Saturday, 28 April 2012

We apologise for the break in transmission.........

Regular followers of this blog will be all too well aware that only one item has been posted this month, and we are nearly at the end of April already. There is certainly no shortage of material which could have been (and I hope will soon be) the subject of blog entries, but time has been against me.

The explanation is simply that I have been far too busy with fee-paying work in the past month to be able to spare the time to write blog entries, and I then took a much-needed 10-day holiday, before plunging back into the maelstrom of planning problems which urgently require my attention.

The irony is that this blog is suffering from its own success. I explained on the ‘Introduction’ page that this blog was never intended as a marketing tool, but in practice it has brought in a huge amount of work, and continues to do so. It is this factor alone that has slowed the flow of blog articles to a trickle.

Fortunately, I have three very experienced colleagues in our planning law team, which enables us to share out work across the team to even up the workload. I certainly don’t want to have to work quite such long hours as I have done in the past few months. (Easter was effectively cancelled for me this year – it just didn’t happen.) I hope and believe that I have now got my workload under control, and so I am aiming to publish rather more blog entries in the next month than I have in the past few weeks.

So, as the old cliché goes – “Watch this space.”


Monday, 2 April 2012

Agricultural development after the NPPF

The truth is slowly dawning on a widening circle of farmers, builders and developers and their advisers that with the publication of the National Planning Policy Framework and the withdrawal of PPS7 (along with all the other PPGs and PPSs), the technical advice set out in Annexes A and E of PPS7 has also been ‘lost’. Annex A dealt with agricultural workers’ dwellings, and Annex E explained the practical operation of agricultural permitted development under Part 6 of the Second Schedule to the General Permitted Development Order.

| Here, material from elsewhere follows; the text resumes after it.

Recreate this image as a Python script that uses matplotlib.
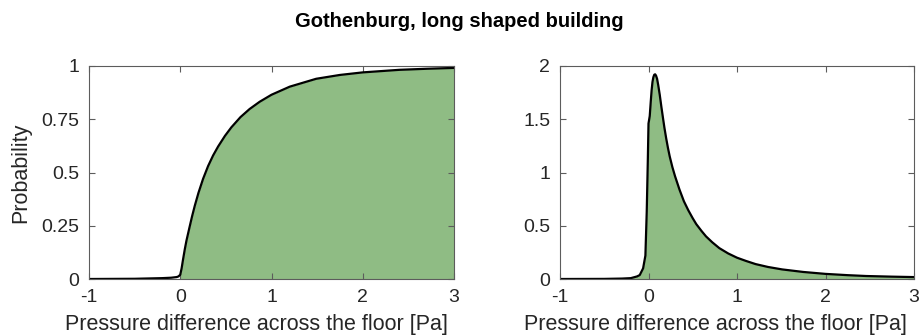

The ‘loss’ of Annex A potentially poses a problem, but in practice I believe this is readily overcome. The only reference to agricultural workers’ dwellings in the NPPF is in paragraph 55, which simply states that local planning authorities should avoid new isolated homes in the countryside unless there are special circumstances such as (inter alia) the essential need for a rural worker to live permanently at or near their place of work in the countryside. No guidance is given in the NPPF as to the use of agricultural occupancy conditions or as to their removal (but see below). However, “the essential need for a rural worker to live permanently at or near their place of work in the countryside” can only be judged on an objective basis, and I strongly suggest that the methodology explained in Annex A to PPS7, whilst it no longer forms part of ministerial policy as such, is nevertheless the appropriate way in which this issue should be approached. It is well-established and well understood, and I would expect LPAs and planning inspectors to continue to apply this approach, even though PPS7 can no longer be called in aid as the authority for doing so.

It should also be remembered that Circular 11/95 (on the use of planning conditions) remains in force, and so paragraphs 102 to 105 of that circular continue to apply, dealing with agricultural occupancy conditions and their removal. In relation to the removal of an agricultural occupancy condition, paragraph 105 refers to the requirement to show that the existing need for dwellings for agricultural workers in the locality no longer warrants reserving a house for that purpose. This paragraph does not prescribe any particular method for assessing continuing need, but long-established practice, which is clearly supported by several relevant judicial authorities, will undoubtedly continue to apply.

As regards Annex E to PPS7, this simply re-stated the basic rules applying to agricultural Permitted Development which would apply in any event, even if they had never been referred to in PPS7. The withdrawal of PPS7 does not affect those principles in any way, and they continue to apply as they always did. My own inclination would be to continue to quote from the text of Annex E to PPS7 in order to explain these principles, but without necessarily citing this as the source.

Thus I do not believe there need be any change in practice relating to the provision of agricultural workers’ dwellings, and the methodology for assessing the functional need for such a dwelling, nor need there be any change of approach in relation into the imposition and removal of agricultural occupancy conditions. Similarly, the principles and practice relating to agricultural Permitted Development under Part 6 of the Second Schedule to the General Permitted Development Order will not change as a result of the withdrawal of PPS7. Nevertheless, De-CLoG could avoid any doubt and confusion which the withdrawal of PPS7 may have caused by re-publishing Annexes A and E of PPS7 in the form of a Circular. Failure to do so could lead to legal disputes which might otherwise be avoided.